More than a thousand nursing graduates and students have received offers under Labor’s NSW Tertiary Health Study Subsidy Program as part of state efforts to counter staff shortages.
The NSW Labor government on Sunday told media 473 new nursing students had been offered scholarships worth $4,000 per year while another 840 graduating nursing students had been offered $8,000 one-off payments after taking up NSW Health jobs.
The government said the NSW Health nursing workforce had expanded to a record 52,400 people, an increase of 2,100 workers compared to last year.
Meanwhile, 2,865 nurses have reportedly been recruited to regional and rural NSW over the past year as part of the government’s Rural Health Workforce Incentive Scheme.

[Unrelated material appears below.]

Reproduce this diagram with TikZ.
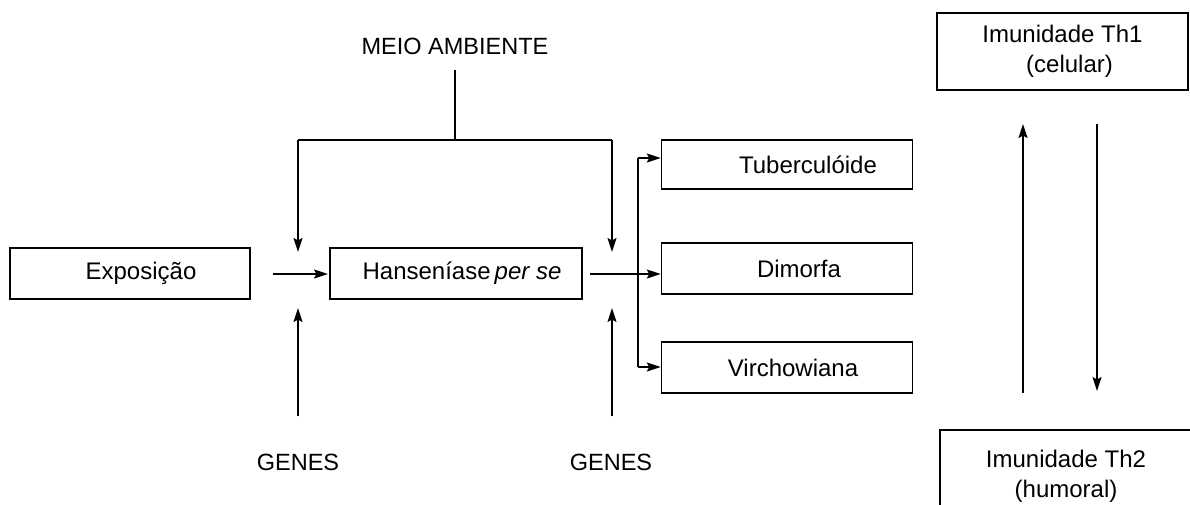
\documentclass[tikz,border=0pt]{standalone}
\usepackage{fontspec}
\setmainfont{Liberation Sans}
\usetikzlibrary{arrows.meta}
\begin{document}
\begin{tikzpicture}[x=1pt,y=-1pt,
  box/.style={draw,line width=1.5pt,minimum height=51pt,inner sep=0pt,font=\fontsize{24}{30}\selectfont},
  lbl/.style={inner sep=0pt,font=\fontsize{23.5}{29}\selectfont},
  conn/.style={line width=1.5pt},
  arr/.style={conn,-{Stealth[length=14pt,width=9pt,inset=2.5pt]}}]
\clip (0,0) rectangle (1190,504);
\fill[white] (0,0) rectangle (1190,504);
% boxes
\node[box,minimum width=240pt] (expo) at (130,273.5) {\hspace{22pt}Exposição};
\node[box,minimum width=252pt] (hans) at (456,273.5) {\hspace{12pt}Hanseníase\,\textit{per se}};
\node[box,minimum width=251pt,minimum height=49pt] (tub) at (787,164.5) {\hspace{42pt}Tuberculóide};
\node[box,minimum width=251pt] (dim) at (787,268.5) {\hspace{24pt}Dimorfa};
\node[box,minimum width=251pt] (vir) at (787,367.5) {\hspace{12pt}Virchowiana};
\node[box,minimum width=251pt,minimum height=77pt,align=center] (th1) at (1062.5,51.5) {Imunidade Th1\\\hspace{14pt}(celular)};
\node[box,minimum width=252pt,minimum height=92pt,align=center] (th2) at (1066,476) {Imunidade Th2\\(humoral)};
% labels
\node[lbl] (meio) at (455,46) {MEIO AMBIENTE};
\node[lbl] (gen1) at (298,462) {GENES};
\node[lbl] (gen2) at (611,462) {GENES};
% environment
\coordinate (m0) at (455,70);
\coordinate (m1) at (455,140);
\coordinate (ml) at (298,140);
\coordinate (mr) at (612,140);
\coordinate (al) at (298,252);
\coordinate (ar) at (612,252);
\draw[conn] (m0) -- (m1);
\draw[conn] (ml) -- (mr);
\draw[arr] (ml) -- (al);
\draw[arr] (mr) -- (ar);
% exposure -> hanseniase
\coordinate (e1) at (273,274);
\coordinate (e2) at (328,274);
\draw[arr] (e1) -- (e2);
% genes
\coordinate (g1a) at (298,416);
\coordinate (g1b) at (298,308);
\coordinate (g2a) at (612,416);
\coordinate (g2b) at (612,308);
\draw[arr] (g1a) -- (g1b);
\draw[arr] (g2a) -- (g2b);
% branching
\coordinate (h0) at (590,274);
\coordinate (bt) at (638,158);
\coordinate (bv) at (638,367);
\draw[arr] (h0) -- (dim.west |- h0);
\draw[conn] (bt) -- (bv);
\draw[arr] (bt) -- (tub.west |- bt);
\draw[arr] (bv) -- (vir.west |- bv);
% Th arrows
\coordinate (u1) at (1023,393);
\coordinate (u2) at (1023,124);
\coordinate (d1) at (1097,124);
\coordinate (d2) at (1097,391);
\draw[arr] (u1) -- (u2);
\draw[arr] (d1) -- (d2);
\end{tikzpicture}
\end{document}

Other measures the government said it was implementing included ‘safe staffing levels of nurses and midwives’ in hospital emergency departments; 1,112 temporary nurses offered permanent positions; a former wages cap scrapped; and ‘record pay increases’ for nurses, paramedics and other health workers.

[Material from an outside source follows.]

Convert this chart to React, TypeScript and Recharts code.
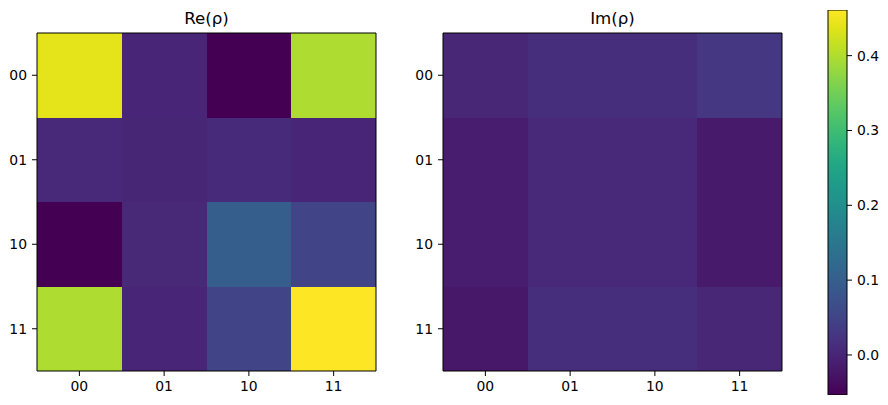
import React from 'react'
import { ScatterChart, Scatter, XAxis, YAxis, ReferenceArea, BarChart, Bar } from 'recharts'

// basis labels shared by rows and columns
const BASIS = ['00', '01', '10', '11']

// real part of the density matrix, row by row
const RE_ROWS = [
  [0.44, 0.0, -0.053, 0.398],
  [0.004, 0.001, 0.008, 0.0],
  [-0.053, 0.006, 0.098, 0.05],
  [0.398, 0.0, 0.05, 0.461],
]

// imaginary part
const IM_ROWS = [
  [0.002, 0.014, 0.014, 0.028],
  [-0.012, 0.004, 0.004, -0.017],
  [-0.012, 0.004, 0.004, -0.017],
  [-0.022, 0.014, 0.014, 0.003],
]

// colorbar range + ticks
const CB_MIN = -0.0535
const CB_MAX = 0.461
const CB_TICKS = [0, 0.1, 0.2, 0.3, 0.4]

// viridis, sampled every 5%
const VIRIDIS = [
  '#440154', '#471365', '#482475', '#463480', '#414487', '#3b528b', '#355f8d',
  '#2f6c8e', '#2a788e', '#25848e', '#21918c', '#1e9c89', '#22a884', '#2fb47c',
  '#44bf70', '#5ec962', '#7ad151', '#9bd93c', '#bddf26', '#dfe318', '#fde725',
]

const FONT = '"DejaVu Sans", sans-serif'
const TICK = { fill: '#000', fontSize: 13.9, fontFamily: FONT }

function hexToRgb(h: string): number[] {
  return [1, 3, 5].map((i) => parseInt(h.slice(i, i + 2), 16))
}

function viridis(v: number): string {
  const t = Math.min(1, Math.max(0, (v - CB_MIN) / (CB_MAX - CB_MIN)))
  const pos = t * (VIRIDIS.length - 1)
  const i = Math.min(VIRIDIS.length - 2, Math.floor(pos))
  const f = pos - i
  const a = hexToRgb(VIRIDIS[i])
  const b = hexToRgb(VIRIDIS[i + 1])
  const c = a.map((x, k) => Math.round(x + (b[k] - x) * f))
  return `rgb(${c[0]},${c[1]},${c[2]})`
}

interface HeatmapProps {
  title: string
  rows: number[][]
  left: number
  yAxisWidth: number
  marginRight: number
}

function Heatmap({ title, rows, left, yAxisWidth, marginRight }: HeatmapProps) {
  const cells = rows.flatMap((row, r) => row.map((v, c) => ({ x: c, y: r, v })))
  const plotLeft = yAxisWidth
  const plotWidth = 400 - yAxisWidth - marginRight

  return (
    <div style={{ position: 'absolute', left, top: 0, width: 400, height: 405 }}>
      <div
        style={{
          position: 'absolute',
          left: plotLeft,
          width: plotWidth,
          top: 9,
          height: 20,
          lineHeight: '20px',
          textAlign: 'center',
          fontFamily: FONT,
          fontSize: 16.67,
          color: '#000',
        }}
      >
        {title}
      </div>
      <ScatterChart width={400} height={405} margin={{ top: 33, right: marginRight, bottom: 4, left: 0 }}>
        <XAxis
          type="number"
          dataKey="x"
          domain={[-0.5, 3.5]}
          ticks={[0, 1, 2, 3]}
          tickFormatter={(i: number) => BASIS[i]}
          allowDataOverflow
          height={30}
          axisLine={false}
          tickSize={5}
          tickMargin={5}
          tickLine={{ stroke: '#000' }}
          tick={TICK}
        />
        <YAxis
          type="number"
          dataKey="y"
          reversed
          domain={[-0.5, 3.5]}
          ticks={[0, 1, 2, 3]}
          tickFormatter={(i: number) => BASIS[i]}
          allowDataOverflow
          width={yAxisWidth}
          axisLine={false}
          tickSize={5}
          tickMargin={5}
          tickLine={{ stroke: '#000' }}
          tick={TICK}
        />
        {cells.map((d) => (
          <ReferenceArea
            key={`${d.x}-${d.y}`}
            x1={d.x - 0.5}
            x2={d.x + 0.5}
            y1={d.y - 0.5}
            y2={d.y + 0.5}
            fill={viridis(d.v)}
            fillOpacity={1}
            stroke="none"
            shapeRendering="crispEdges"
          />
        ))}
        {/* axes frame */}
        <ReferenceArea x1={-0.5} x2={3.5} y1={-0.5} y2={3.5} fill="none" stroke="#000" strokeWidth={1} />
        <Scatter data={cells} shape={() => <g />} isAnimationActive={false} />
      </ScatterChart>
    </div>
  )
}

function Colorbar() {
  const data = [{ k: 'cb', range: [CB_MIN, CB_MAX] }]
  return (
    <div style={{ position: 'absolute', left: 820, top: 0, width: 68, height: 405 }}>
      <BarChart width={68} height={405} data={data} margin={{ top: 10, right: 0, bottom: 10, left: 8 }} barCategoryGap={0}>
        <defs>
          <linearGradient id="viridisGrad" x1="0" y1="1" x2="0" y2="0">
            {VIRIDIS.map((c, i) => (
              <stop key={i} offset={`${(i / (VIRIDIS.length - 1)) * 100}%`} stopColor={c} />
            ))}
          </linearGradient>
        </defs>
        <XAxis dataKey="k" hide />
        <YAxis
          orientation="right"
          type="number"
          domain={[CB_MIN, CB_MAX]}
          ticks={CB_TICKS}
          tickFormatter={(v: number) => v.toFixed(1)}
          allowDataOverflow
          width={41}
          axisLine={false}
          tickSize={5}
          tickMargin={5}
          tickLine={{ stroke: '#000' }}
          tick={TICK}
        />
        <Bar dataKey="range" fill="url(#viridisGrad)" stroke="#000" strokeWidth={1} isAnimationActive={false} />
      </BarChart>
    </div>
  )
}

export default function App() {
  return (
    <div style={{ position: 'absolute', left: 0, top: 0, width: 888, height: 405, background: '#fff' }}>
      <Heatmap title="Re(ρ)" rows={RE_ROWS} left={0} yAxisWidth={37} marginRight={24} />
      <Heatmap title="Im(ρ)" rows={IM_ROWS} left={400} yAxisWidth={43} marginRight={18} />
      <Colorbar />
    </div>
  )
}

Another 500 paramedics are promised for regional, rural and remote communities.
Health workers still choosing QLD over NSW, says Tweed Hospital nurse
The announcement comes as worker campaigns for increased pay and improved conditions continue.
Tweed Hospital based nurse James Rozorio emailed The Echo saying he’d started a group called #delayforfairpay.

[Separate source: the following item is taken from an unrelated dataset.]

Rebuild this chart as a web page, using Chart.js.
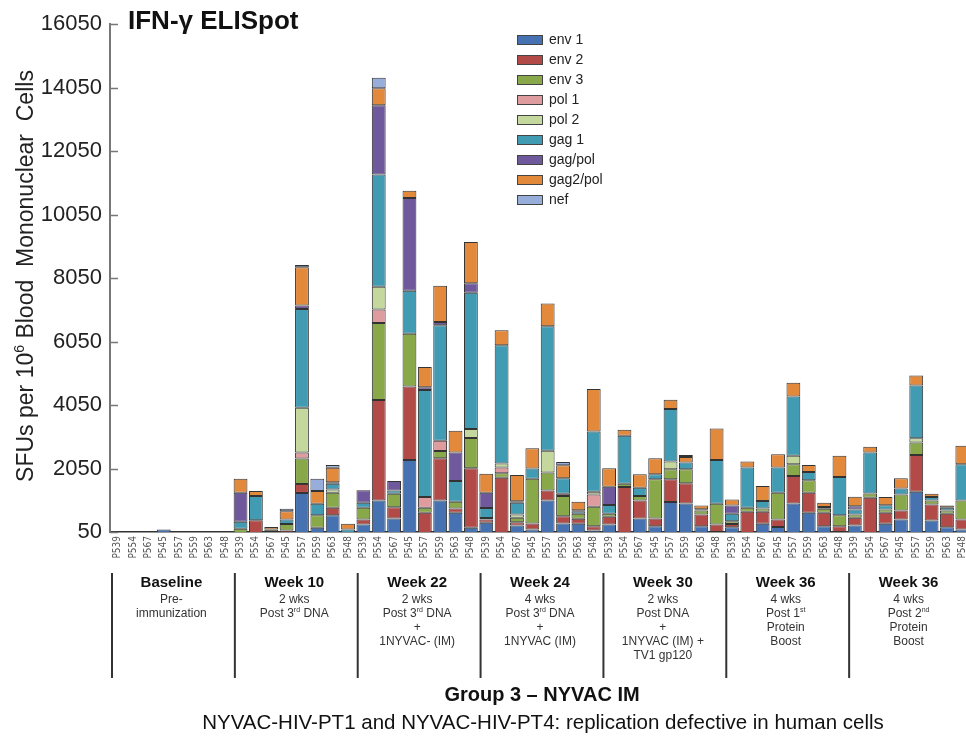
<!DOCTYPE html>
<html>
<head>
<meta charset="utf-8">
<script src="https://cdn.jsdelivr.net/npm/chart.js@4.4.0/dist/chart.umd.min.js"></script>
<style>
  html, body { margin: 0; padding: 0; background: #fff; overflow: hidden; }
  #wrap { width: 980px; height: 740px; }
</style>
</head>
<body>
<div id="wrap"><canvas id="elispot" width="980" height="740"></canvas></div>
<script>
// participants, repeated under every visit
var participants = ["P539", "P554", "P567", "P545", "P557", "P559", "P563", "P548"];
var visits = ["Baseline", "Week 10", "Week 22", "Week 24", "Week 30", "Week 36", "Week 36"];
var visitNotes = [
  ["Pre-", "immunization"],
  ["2 wks", "Post 3^rd DNA"],
  ["2 wks", "Post 3^rd DNA", "+", "1NYVAC- (IM)"],
  ["4 wks", "Post 3^rd DNA", "+", "1NYVAC (IM)"],
  ["2 wks", "Post DNA", "+", "1NYVAC (IM) +", "TV1 gp120"],
  ["4 wks", "Post 1^st", "Protein", "Boost"],
  ["4 wks", "Post 2^nd", "Protein", "Boost"]
];
var yTicks = [50, 2050, 4050, 6050, 8050, 10050, 12050, 14050, 16050];

// SFUs per peptide pool, 8 participants x 7 visits
var env1 = [0, 0, 0, 130, 0, 0, 0, 0,
  0, 0, 30, 0, 1280, 180, 580, 0,
  285, 1045, 475, 2320, 0, 1044, 654, 180,
  338, 0, 253, 127, 1045, 316, 306, 95,
  285, 0, 475, 232, 992, 950, 232, 53,
  200, 0, 306, 211, 950, 654, 232, 53,
  253, 0, 306, 443, 1319, 411, 200, 127];
var env2 = [0, 0, 0, 0, 0, 0, 0, 0,
  0, 420, 30, 95, 285, 0, 230, 0,
  160, 3165, 358, 2310, 654, 1329, 137, 1878,
  105, 1762, 105, 190, 316, 232, 158, 137,
  243, 1466, 570, 243, 717, 633, 369, 232,
  105, 686, 380, 232, 865, 633, 422, 179,
  243, 1129, 348, 285, 1160, 506, 422, 316];
var env3 = [0, 0, 0, 0, 0, 0, 0, 0,
  150, 0, 70, 210, 800, 400, 475, 0,
  370, 2425, 422, 1667, 158, 232, 211, 950,
  50, 137, 137, 1414, 560, 633, 158, 612,
  95, 105, 137, 1234, 316, 443, 127, 654,
  84, 127, 105, 844, 369, 390, 127, 348,
  105, 137, 105, 506, 390, 127, 105, 601];
var pol1 = [0, 0, 0, 0, 0, 0, 0, 0,
  0, 0, 0, 0, 190, 0, 0, 0,
  0, 420, 0, 0, 338, 316, 0, 0,
  0, 179, 0, 0, 0, 74, 0, 390,
  0, 0, 0, 0, 0, 0, 0, 0,
  0, 0, 0, 0, 0, 0, 0, 0,
  0, 0, 0, 0, 0, 0, 0, 0];
var pol2 = [0, 0, 0, 0, 0, 0, 0, 0,
  0, 0, 0, 0, 1410, 0, 105, 0,
  0, 717, 0, 0, 0, 0, 0, 285,
  0, 127, 105, 0, 686, 0, 0, 80,
  0, 0, 0, 0, 243, 0, 0, 0,
  0, 0, 0, 0, 264, 0, 0, 0,
  0, 0, 0, 0, 137, 0, 0, 0];
var gag1 = [0, 0, 0, 0, 0, 0, 0, 0,
  220, 760, 0, 137, 3110, 360, 180, 130,
  160, 3535, 105, 1350, 3376, 3640, 654, 4294,
  316, 3724, 369, 316, 3925, 485, 84, 1899,
  274, 1508, 264, 158, 1656, 211, 42, 1382,
  232, 1266, 232, 791, 1867, 264, 53, 1203,
  158, 1287, 137, 190, 1656, 105, 84, 1139];
var gagPol = [0, 0, 0, 0, 0, 0, 0, 0,
  920, 0, 0, 0, 105, 0, 50, 0,
  390, 2184, 295, 2922, 84, 105, 897, 295,
  475, 0, 53, 0, 0, 0, 30, 0,
  580, 0, 0, 0, 0, 0, 0, 0,
  264, 0, 0, 0, 0, 0, 0, 0,
  105, 0, 0, 0, 0, 0, 0, 0];
var gag2Pol = [0, 0, 0, 0, 0, 0, 0, 0,
  440, 160, 80, 265, 1210, 400, 455, 180,
  0, 538, 0, 232, 633, 1139, 686, 1298,
  601, 475, 823, 643, 717, 411, 264, 1340,
  580, 190, 422, 506, 295, 179, 116, 992,
  190, 190, 475, 422, 432, 221, 137, 665,
  295, 179, 253, 316, 316, 105, 74, 580];
var nef = [0, 0, 0, 0, 0, 0, 0, 0,
  0, 0, 0, 75, 70, 390, 85, 0,
  0, 327, 0, 0, 0, 0, 0, 0,
  0, 0, 0, 0, 0, 105, 0, 0,
  0, 0, 0, 0, 0, 63, 0, 0,
  0, 0, 0, 0, 0, 0, 0, 0,
  0, 0, 0, 0, 0, 0, 0, 0];

var seriesNames = ["env 1", "env 2", "env 3", "pol 1", "pol 2", "gag 1", "gag/pol", "gag2/pol", "nef"];
var seriesData = [env1, env2, env3, pol1, pol2, gag1, gagPol, gag2Pol, nef];
var seriesColors = ["#4672b2", "#b24a48", "#88a84a", "#de9c9e", "#c4d89e", "#419cb3", "#70589c", "#e3893c", "#97aedb"];

var labels = [];
visits.forEach(function () {
  participants.forEach(function (p) { labels.push(p); });
});

var FONT = "'Liberation Sans', Arial, sans-serif";

// text with ^sup parts, drawn centred on cx
function drawRich(ctx, text, cx, y, size, weight) {
  var parts = text.split(/\^(\w+)/);
  var supSize = Math.round(size * 0.62);
  var widths = parts.map(function (t, i) {
    ctx.font = weight + " " + (i % 2 ? supSize : size) + "px " + FONT;
    return ctx.measureText(t).width;
  });
  var total = widths.reduce(function (a, b) { return a + b; }, 0);
  var x = cx - total / 2;
  ctx.textAlign = "left";
  ctx.textBaseline = "alphabetic";
  parts.forEach(function (t, i) {
    ctx.font = weight + " " + (i % 2 ? supSize : size) + "px " + FONT;
    ctx.fillText(t, x, i % 2 ? y - size * 0.38 : y);
    x += widths[i];
  });
}

var extras = {
  id: "extras",
  afterDraw: function (chart) {
    var ctx = chart.ctx;
    var area = chart.chartArea;
    var y = chart.scales.y;
    var catW = (area.right - area.left) / labels.length;
    ctx.save();

    // inward tick marks on the value axis
    ctx.strokeStyle = "#777";
    ctx.lineWidth = 1.5;
    y.ticks.forEach(function (t) {
      var py = Math.round(y.getPixelForValue(t.value)) + 0.5;
      ctx.beginPath();
      ctx.moveTo(area.left, py);
      ctx.lineTo(area.left + 8, py);
      ctx.stroke();
    });

    // title
    ctx.fillStyle = "#111";
    ctx.font = "bold 26px " + FONT;
    ctx.textAlign = "left";
    ctx.textBaseline = "alphabetic";
    ctx.fillText("IFN-\u03b3 ELISpot", 128, 29);

    // value axis title
    ctx.save();
    ctx.translate(26, 276);
    ctx.rotate(-Math.PI / 2);
    ctx.fillStyle = "#222";
    drawRich(ctx, "SFUs per 10^6 Blood  Mononuclear  Cells", 0, 7, 23, "normal");
    ctx.restore();

    // legend
    chart.data.datasets.forEach(function (ds, i) {
      var ly = 40 + i * 20;
      ctx.fillStyle = ds.backgroundColor;
      ctx.fillRect(517, ly - 5, 26, 10);
      ctx.strokeStyle = "#444";
      ctx.lineWidth = 1;
      ctx.strokeRect(517.5, ly - 4.5, 25, 9);
      ctx.fillStyle = "#222";
      ctx.font = "14px " + FONT;
      ctx.textAlign = "left";
      ctx.textBaseline = "middle";
      ctx.fillText(ds.label, 549, ly);
    });

    // visit brackets and captions
    visits.forEach(function (v, g) {
      var x0 = area.left + g * participants.length * catW + 2;
      var cx = area.left + (g + 0.5) * participants.length * catW;
      ctx.strokeStyle = "#333";
      ctx.lineWidth = 2;
      ctx.beginPath();
      ctx.moveTo(x0, 573);
      ctx.lineTo(x0, 678);
      ctx.stroke();
      ctx.fillStyle = "#111";
      drawRich(ctx, v, cx, 587, 15, "bold");
      ctx.fillStyle = "#333";
      visitNotes[g].forEach(function (line, k) {
        drawRich(ctx, line, cx, 603 + k * 14, 12, "normal");
      });
    });

    ctx.fillStyle = "#111";
    drawRich(ctx, "Group 3 \u2013 NYVAC IM", 542, 701, 20, "bold");
    drawRich(ctx, "NYVAC-HIV-PT1 and NYVAC-HIV-PT4: replication defective in human cells", 543, 729, 20.5, "normal");

    ctx.restore();
  }
};

new Chart(document.getElementById("elispot"), {
  type: "bar",
  data: {
    labels: labels,
    datasets: seriesNames.map(function (name, i) {
      return {
        label: name,
        data: seriesData[i].map(function (v) { return v || null; }),
        backgroundColor: seriesColors[i],
        borderColor: "#333",
        borderWidth: 1,
        borderSkipped: false,
        categoryPercentage: 1,
        barPercentage: 0.9
      };
    })
  },
  options: {
    responsive: false,
    animation: false,
    layout: { padding: { top: 24, right: 10, bottom: 0, left: 0 } },
    plugins: { legend: { display: false }, tooltip: { enabled: false } },
    scales: {
      x: {
        stacked: true,
        grid: { display: false, drawTicks: false },
        border: { color: "#333", width: 1.5 },
        ticks: {
          autoSkip: false,
          maxRotation: 90,
          minRotation: 90,
          padding: 4,
          color: "#555",
          font: { family: "'Liberation Sans Narrow', 'DejaVu Sans Condensed', sans-serif", size: 10 }
        },
        afterFit: function (s) { s.height = 208; }
      },
      y: {
        stacked: true,
        min: 50,
        max: 16050,
        afterBuildTicks: function (s) {
          s.ticks = yTicks.map(function (v) { return { value: v }; });
        },
        grid: { display: false, drawTicks: false },
        border: { color: "#777", width: 2 },
        ticks: {
          padding: 8,
          color: "#222",
          font: { family: FONT, size: 22 },
          callback: function (v) { return String(v); }
        },
        afterFit: function (s) { s.width = 110; }
      }
    }
  },
  plugins: [extras]
});
</script>
</body>
</html>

The group was calling on members of the NSW Nurses and Midwives union to delay renewing their professional registrations in protest of what Mr Rozorio described as the NSW Labor Government’s poor treatment of the health workers.
The union represents almost 20% of the nursing and midwifery workforce for NSW Health, Mr Rozorio said.
‘Last year the NSW Government offered a take it or leave it 4% wage increase that did not cover inflations,’ the Tweed nurse said.
‘NSW Nurses and Midwives are 8-30% behind QLD in wages,’ he said, referring also to ‘poorer conditions’ with a combined effect of NSW workers leaving NSW Health for better pay and conditions over the border.
‘In my 6 years working at The Tweed Hospital I have witnessed an exodus of staff leaving for better pay and conditions in QLD,’ Mr Rozioro said.
The Northern NSW Local Health District was last year reported to be spending $400,000 per day on locum doctors and agency nurses.
Workers at the Tweed Hospital are today understood to be transferring patients across from the old site to the new hospital at Cudgen.
The new hospital is to officially replace the old hospital from tomorrow, with the government still advertising roles at the facility in recent weeks.